━━ Items ━━
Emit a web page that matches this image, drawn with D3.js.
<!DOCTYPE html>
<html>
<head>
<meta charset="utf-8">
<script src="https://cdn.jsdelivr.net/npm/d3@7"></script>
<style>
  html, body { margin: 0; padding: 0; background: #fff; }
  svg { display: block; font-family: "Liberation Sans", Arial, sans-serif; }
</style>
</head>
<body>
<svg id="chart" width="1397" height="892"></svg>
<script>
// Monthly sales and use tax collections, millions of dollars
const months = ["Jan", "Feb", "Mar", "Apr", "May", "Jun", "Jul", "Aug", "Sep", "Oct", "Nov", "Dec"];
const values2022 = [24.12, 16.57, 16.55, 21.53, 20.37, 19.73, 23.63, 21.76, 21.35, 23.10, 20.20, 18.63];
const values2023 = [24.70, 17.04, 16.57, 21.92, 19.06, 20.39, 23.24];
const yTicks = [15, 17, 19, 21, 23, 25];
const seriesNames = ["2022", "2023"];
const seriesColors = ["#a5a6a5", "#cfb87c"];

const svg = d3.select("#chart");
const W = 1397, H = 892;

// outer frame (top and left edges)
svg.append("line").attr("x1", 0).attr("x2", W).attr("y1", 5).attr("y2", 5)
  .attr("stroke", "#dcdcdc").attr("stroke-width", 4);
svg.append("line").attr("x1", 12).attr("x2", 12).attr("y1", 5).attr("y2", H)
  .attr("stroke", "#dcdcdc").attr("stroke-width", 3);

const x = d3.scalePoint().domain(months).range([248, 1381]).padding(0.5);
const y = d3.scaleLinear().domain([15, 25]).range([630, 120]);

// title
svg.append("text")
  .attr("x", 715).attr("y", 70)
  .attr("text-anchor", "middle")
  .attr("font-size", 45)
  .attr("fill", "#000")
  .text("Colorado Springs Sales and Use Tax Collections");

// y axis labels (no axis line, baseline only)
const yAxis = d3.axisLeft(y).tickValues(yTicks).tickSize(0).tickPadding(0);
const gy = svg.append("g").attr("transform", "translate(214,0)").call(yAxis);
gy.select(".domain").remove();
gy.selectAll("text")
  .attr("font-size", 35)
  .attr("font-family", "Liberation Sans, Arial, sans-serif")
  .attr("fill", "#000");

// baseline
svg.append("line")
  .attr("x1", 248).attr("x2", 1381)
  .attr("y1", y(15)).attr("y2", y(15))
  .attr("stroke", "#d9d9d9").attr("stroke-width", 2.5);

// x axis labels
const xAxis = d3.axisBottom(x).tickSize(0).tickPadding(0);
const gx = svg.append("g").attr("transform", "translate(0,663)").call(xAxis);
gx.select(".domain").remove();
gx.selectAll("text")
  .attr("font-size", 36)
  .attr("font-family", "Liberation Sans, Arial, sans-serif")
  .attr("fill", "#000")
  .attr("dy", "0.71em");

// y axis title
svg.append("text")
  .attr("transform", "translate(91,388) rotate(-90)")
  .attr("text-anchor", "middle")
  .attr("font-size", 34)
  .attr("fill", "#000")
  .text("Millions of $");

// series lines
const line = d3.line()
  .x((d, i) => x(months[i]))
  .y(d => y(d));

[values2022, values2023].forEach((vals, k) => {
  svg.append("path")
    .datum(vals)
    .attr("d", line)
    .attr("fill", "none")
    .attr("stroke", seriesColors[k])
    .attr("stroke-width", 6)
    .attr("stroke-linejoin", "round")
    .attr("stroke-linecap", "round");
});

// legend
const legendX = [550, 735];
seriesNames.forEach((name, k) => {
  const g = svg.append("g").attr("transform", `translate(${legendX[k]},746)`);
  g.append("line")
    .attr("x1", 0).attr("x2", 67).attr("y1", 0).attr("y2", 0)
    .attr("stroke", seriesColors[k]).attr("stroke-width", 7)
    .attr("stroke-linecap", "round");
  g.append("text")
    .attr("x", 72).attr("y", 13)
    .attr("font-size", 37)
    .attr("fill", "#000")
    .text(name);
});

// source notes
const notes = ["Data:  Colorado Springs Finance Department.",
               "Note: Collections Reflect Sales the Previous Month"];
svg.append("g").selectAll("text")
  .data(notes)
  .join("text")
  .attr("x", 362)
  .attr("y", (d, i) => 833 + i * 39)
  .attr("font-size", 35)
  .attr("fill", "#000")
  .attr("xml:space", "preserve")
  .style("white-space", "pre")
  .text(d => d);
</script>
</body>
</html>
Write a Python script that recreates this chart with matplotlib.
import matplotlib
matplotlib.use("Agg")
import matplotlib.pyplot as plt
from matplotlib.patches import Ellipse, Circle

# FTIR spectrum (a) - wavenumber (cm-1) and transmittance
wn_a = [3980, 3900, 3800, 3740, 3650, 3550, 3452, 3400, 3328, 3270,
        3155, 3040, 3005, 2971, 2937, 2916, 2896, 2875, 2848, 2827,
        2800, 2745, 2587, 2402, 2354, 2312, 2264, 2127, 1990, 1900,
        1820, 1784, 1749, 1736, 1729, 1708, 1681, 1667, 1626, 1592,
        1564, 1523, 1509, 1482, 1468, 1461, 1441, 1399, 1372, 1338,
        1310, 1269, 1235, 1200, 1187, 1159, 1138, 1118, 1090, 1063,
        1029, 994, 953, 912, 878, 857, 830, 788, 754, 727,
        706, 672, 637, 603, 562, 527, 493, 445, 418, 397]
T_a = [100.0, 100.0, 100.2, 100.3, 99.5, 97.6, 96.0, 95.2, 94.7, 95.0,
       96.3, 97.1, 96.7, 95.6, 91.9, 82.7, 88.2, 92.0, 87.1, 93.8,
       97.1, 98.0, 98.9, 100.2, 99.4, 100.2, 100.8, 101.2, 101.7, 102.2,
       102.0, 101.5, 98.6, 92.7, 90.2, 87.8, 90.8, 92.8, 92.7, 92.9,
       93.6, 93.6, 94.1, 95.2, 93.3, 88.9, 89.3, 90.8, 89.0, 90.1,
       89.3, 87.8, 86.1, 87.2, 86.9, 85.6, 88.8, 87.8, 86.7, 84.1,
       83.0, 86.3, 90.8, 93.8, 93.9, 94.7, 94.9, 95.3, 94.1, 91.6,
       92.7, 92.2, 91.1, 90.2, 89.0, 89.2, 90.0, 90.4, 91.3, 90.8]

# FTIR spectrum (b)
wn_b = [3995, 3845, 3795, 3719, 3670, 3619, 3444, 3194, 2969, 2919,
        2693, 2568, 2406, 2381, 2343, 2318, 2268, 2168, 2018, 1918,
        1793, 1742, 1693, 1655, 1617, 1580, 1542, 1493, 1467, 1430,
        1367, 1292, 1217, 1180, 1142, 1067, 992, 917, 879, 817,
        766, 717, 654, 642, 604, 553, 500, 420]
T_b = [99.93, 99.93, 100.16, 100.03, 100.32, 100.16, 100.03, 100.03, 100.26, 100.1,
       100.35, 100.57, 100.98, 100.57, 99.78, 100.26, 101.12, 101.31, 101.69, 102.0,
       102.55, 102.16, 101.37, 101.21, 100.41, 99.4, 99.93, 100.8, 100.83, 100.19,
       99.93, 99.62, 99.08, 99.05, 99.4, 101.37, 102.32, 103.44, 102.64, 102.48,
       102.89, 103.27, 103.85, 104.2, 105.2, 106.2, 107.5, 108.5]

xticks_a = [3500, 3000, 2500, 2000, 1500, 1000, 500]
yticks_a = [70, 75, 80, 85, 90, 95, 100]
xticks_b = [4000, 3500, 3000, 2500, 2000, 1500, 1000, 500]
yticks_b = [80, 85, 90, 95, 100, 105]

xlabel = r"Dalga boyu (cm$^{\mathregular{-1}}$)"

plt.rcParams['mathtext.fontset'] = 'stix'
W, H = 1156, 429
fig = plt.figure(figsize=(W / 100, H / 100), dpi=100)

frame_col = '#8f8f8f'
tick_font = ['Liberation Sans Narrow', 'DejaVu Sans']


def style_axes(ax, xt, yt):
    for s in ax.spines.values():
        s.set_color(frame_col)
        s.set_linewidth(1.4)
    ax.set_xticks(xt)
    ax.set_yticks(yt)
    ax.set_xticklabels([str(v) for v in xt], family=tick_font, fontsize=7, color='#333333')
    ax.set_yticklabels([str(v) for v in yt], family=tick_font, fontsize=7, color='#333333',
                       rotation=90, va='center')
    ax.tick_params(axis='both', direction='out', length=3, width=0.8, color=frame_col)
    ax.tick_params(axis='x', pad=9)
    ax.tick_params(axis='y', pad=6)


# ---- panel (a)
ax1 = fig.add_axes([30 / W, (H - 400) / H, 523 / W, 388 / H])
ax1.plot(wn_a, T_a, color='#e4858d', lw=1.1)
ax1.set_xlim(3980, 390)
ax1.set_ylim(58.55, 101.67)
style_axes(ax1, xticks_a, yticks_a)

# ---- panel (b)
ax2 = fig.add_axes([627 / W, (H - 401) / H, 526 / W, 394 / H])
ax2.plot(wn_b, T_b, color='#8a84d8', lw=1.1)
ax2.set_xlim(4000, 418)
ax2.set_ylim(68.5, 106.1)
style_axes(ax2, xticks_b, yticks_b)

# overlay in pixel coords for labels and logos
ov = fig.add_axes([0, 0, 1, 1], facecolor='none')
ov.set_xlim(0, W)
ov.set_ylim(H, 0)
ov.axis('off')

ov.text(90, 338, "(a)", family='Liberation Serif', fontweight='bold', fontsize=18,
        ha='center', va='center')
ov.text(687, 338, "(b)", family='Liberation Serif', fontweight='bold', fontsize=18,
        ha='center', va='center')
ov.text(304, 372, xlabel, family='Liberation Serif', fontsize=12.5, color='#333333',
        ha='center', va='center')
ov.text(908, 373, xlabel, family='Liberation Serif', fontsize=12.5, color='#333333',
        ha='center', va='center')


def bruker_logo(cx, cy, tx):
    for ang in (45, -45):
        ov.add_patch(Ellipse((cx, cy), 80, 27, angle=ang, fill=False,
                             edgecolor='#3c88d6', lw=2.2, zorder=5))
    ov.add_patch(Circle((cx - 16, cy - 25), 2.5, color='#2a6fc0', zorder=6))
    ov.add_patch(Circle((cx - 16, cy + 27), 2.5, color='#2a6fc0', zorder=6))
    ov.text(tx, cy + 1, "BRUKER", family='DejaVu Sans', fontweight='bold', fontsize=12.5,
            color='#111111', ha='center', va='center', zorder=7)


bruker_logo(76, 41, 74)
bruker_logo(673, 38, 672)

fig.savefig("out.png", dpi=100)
━━━
-- Aim of the exercise --
Up to and including the line with "const y = d3.scaleLinear().domain([15, 25]).range([630, 120]);", repeat the entries exactly, beginning at their first line.

-- Final result --
Emit a web page that matches this image, drawn with D3.js.
<!DOCTYPE html>
<html>
<head>
<meta charset="utf-8">
<script src="https://cdn.jsdelivr.net/npm/d3@7"></script>
<style>
  html, body { margin: 0; padding: 0; background: #fff; }
  svg { display: block; font-family: "Liberation Sans", Arial, sans-serif; }
</style>
</head>
<body>
<svg id="chart" width="1397" height="892"></svg>
<script>
// Monthly sales and use tax collections, millions of dollars
const months = ["Jan", "Feb", "Mar", "Apr", "May", "Jun", "Jul", "Aug", "Sep", "Oct", "Nov", "Dec"];
const values2022 = [24.12, 16.57, 16.55, 21.53, 20.37, 19.73, 23.63, 21.76, 21.35, 23.10, 20.20, 18.63];
const values2023 = [24.70, 17.04, 16.57, 21.92, 19.06, 20.39, 23.24];
const yTicks = [15, 17, 19, 21, 23, 25];
const seriesNames = ["2022", "2023"];
const seriesColors = ["#a5a6a5", "#cfb87c"];

const svg = d3.select("#chart");
const W = 1397, H = 892;

// outer frame (top and left edges)
svg.append("line").attr("x1", 0).attr("x2", W).attr("y1", 5).attr("y2", 5)
  .attr("stroke", "#dcdcdc").attr("stroke-width", 4);
svg.append("line").attr("x1", 12).attr("x2", 12).attr("y1", 5).attr("y2", H)
  .attr("stroke", "#dcdcdc").attr("stroke-width", 3);

const x = d3.scalePoint().domain(months).range([248, 1381]).padding(0.5);
const y = d3.scaleLinear().domain([15, 25]).range([630, 120]);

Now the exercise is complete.